The 8 km (5 mile) climb to Monreale is spectacular in April—silver-green olive groves flash against the Tyrrhenian’s deep blue, and on clear days you can pick out the Egadi Islands. Spring light makes the cathedral’s gold mosaics blaze, while the cloister’s orange trees sag with fruit. At 600 m (1,970 ft) it’s 5 °C (9 °F) cooler than Palermo, good for wandering medieval lanes without dripping sweat.
April is Vespa weather in Palermo—warm enough for open-air riding, cool enough to avoid helmet hair. Thread through La Kalsa’s lanes too narrow for cars, past laundry strung between 16th-century walls, then climb Monte Pellegrino for sunset over the Conca d’Oro. Spring breezes carry jasmine from hidden villa gardens you’ll never see from street level.
The Capuchin Catacombs stay a steady 15 °C (59 °F) year-round, a refuge on April’s restless days. Insider tip: arrive at 3 PM when light slants through the monastery windows and strikes the mummified monks just so. The tunnels beneath Piazza Bologni are emptier in April, giving your guide time to let you linger in Roman cisterns without hustling for the next group.
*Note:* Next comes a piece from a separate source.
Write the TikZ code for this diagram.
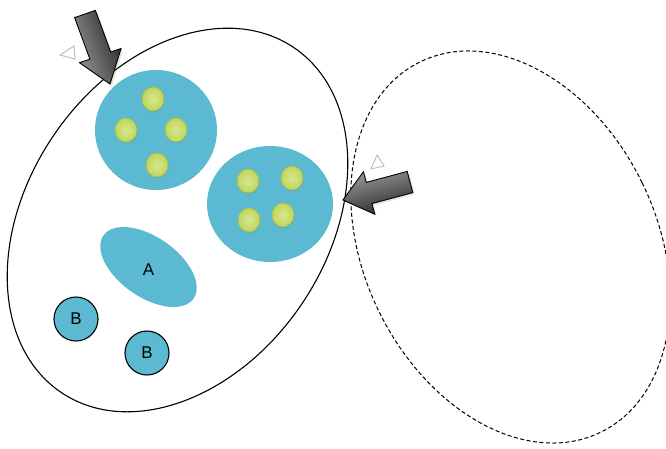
\documentclass[tikz,border=0pt]{standalone}
\usepackage{fontspec}
\setmainfont{Liberation Sans}
\usetikzlibrary{shapes.geometric,shadows}
\definecolor{cyanblob}{HTML}{5BBAD1}
\definecolor{dotin}{HTML}{D6E78E}
\definecolor{dotout}{HTML}{BFD65E}
\definecolor{dotedge}{HTML}{A5BF48}
\tikzset{
  blob/.style={ellipse, fill=cyanblob, inner sep=0pt},
  dot/.style={ellipse, minimum width=22pt, minimum height=24pt, inner sep=0pt,
    inner color=dotin, outer color=dotout, draw=dotedge, line width=0.8pt,
    drop shadow={opacity=0.25, shadow xshift=0.5pt, shadow yshift=-1.5pt}},
  bnode/.style={circle, minimum size=44pt, inner sep=0pt, fill=cyanblob, draw=black, line width=1.1pt, font=\fontsize{17}{19}\selectfont},
  blockarrow/.style={draw=black, line width=0.9pt, line join=miter},
  ghost/.style={draw=black!25, line width=1pt, fill=white}
}
\begin{document}
\begin{tikzpicture}[x=1pt,y=-1pt]
\useasboundingbox (0,0) rectangle (666,448);
% big ellipses
\node[ellipse, draw=black, line width=1.1pt, minimum width=300pt, minimum height=416pt, inner sep=0pt, rotate=-34] (outer) at (177.5,220) {};
\node[ellipse, draw=black, line width=1pt, dash pattern=on 4pt off 2.5pt, minimum width=293pt, minimum height=412pt, inner sep=0pt, rotate=26] (dashed) at (510.5,247) {};
% blobs
\node[blob, minimum width=122pt, minimum height=120pt] (blob1) at (156,130) {};
\node[blob, minimum width=126pt, minimum height=116pt] (blob2) at (270,204) {};
\node[blob, minimum width=110pt, minimum height=60pt, rotate=-35] (aell) at (148.5,267) {};
\node[font=\fontsize{17}{19}\selectfont] (alabel) at (148.5,270) {A};
% dots
\node[dot] (d1) at (153,99) {};
\node[dot] (d2) at (126,130) {};
\node[dot] (d3) at (176,130) {};
\node[dot] (d4) at (157,165) {};
\node[dot] (d5) at (248,181) {};
\node[dot] (d6) at (292,178) {};
\node[dot] (d7) at (249,220) {};
\node[dot] (d8) at (283,215) {};
% B circles
\node[bnode] (b1) at (76,319) {B};
\node[bnode] (b2) at (147,353) {B};
% ghost chevrons
\draw[ghost] (74,46) -- (60,55) -- (75,59) -- cycle;
\draw[ghost] (371,169) -- (377,155) -- (384,166) -- cycle;
% block arrows
\path[blockarrow, left color=black!85, right color=black!40, shading angle=-70,
      drop shadow={opacity=0.2, shadow xshift=2pt, shadow yshift=-2pt}]
  (74.6,17.6) -- (95.4,10.4) -- (110.7,52.0) -- (121.1,48.5) -- (110,84) -- (79.5,62.7) -- (89.9,59.2) -- cycle;
\path[blockarrow, top color=black!40, bottom color=black!85, shading angle=15,
      drop shadow={opacity=0.2, shadow xshift=2pt, shadow yshift=-2pt}]
  (407.2,171.4) -- (412.8,192.6) -- (371.9,203.6) -- (374.8,214.2) -- (343,200) -- (363.4,171.8) -- (366.3,182.4) -- cycle;
\end{tikzpicture}
\end{document}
April’s 20 °C (68 °F) afternoons are good for the 12 km (7.5 mile) pedal from Palermo harbor to Sferracavallo. The coastal road hugs the Tyrrhenian, salt air in your face and Monte Pellegrino rising behind. Pause at Cala Muletti where locals grill sardines over wood fires, then roll into Sferracavallo for spaghetti alle vongole at a waterfront trattoria using the same family recipe since 1958.
April Events & Festivals
What's happening during your visit
Palermo’s Easter processions are raw, not choreographed pageants. The Misteri start at 3 PM on Good Friday from Chiesa del Carmine, 18th-century wooden statues swaying through streets where laundry still flaps overhead. Incense drifts into the smell of frying panelle from vendors who refuse to shut for the holiday. Stay for the Madonna della Mercede at midnight—you’ll watch three generations of the same family march, grandmothers in black beside teenagers Snapchatting every step.
March 19th spills into April celebrations at Foro Italico, where massive bonfires called 'focarazzi' light up the waterfront. Locals bring frittelle di San Giuseppe — fried dough filled with ricotta and candied fruit — to share with strangers. The tradition comes from the carpenter's guild that once dominated the Albergheria quarter, and the smell of burning olive wood from the bonfires carries across the harbor.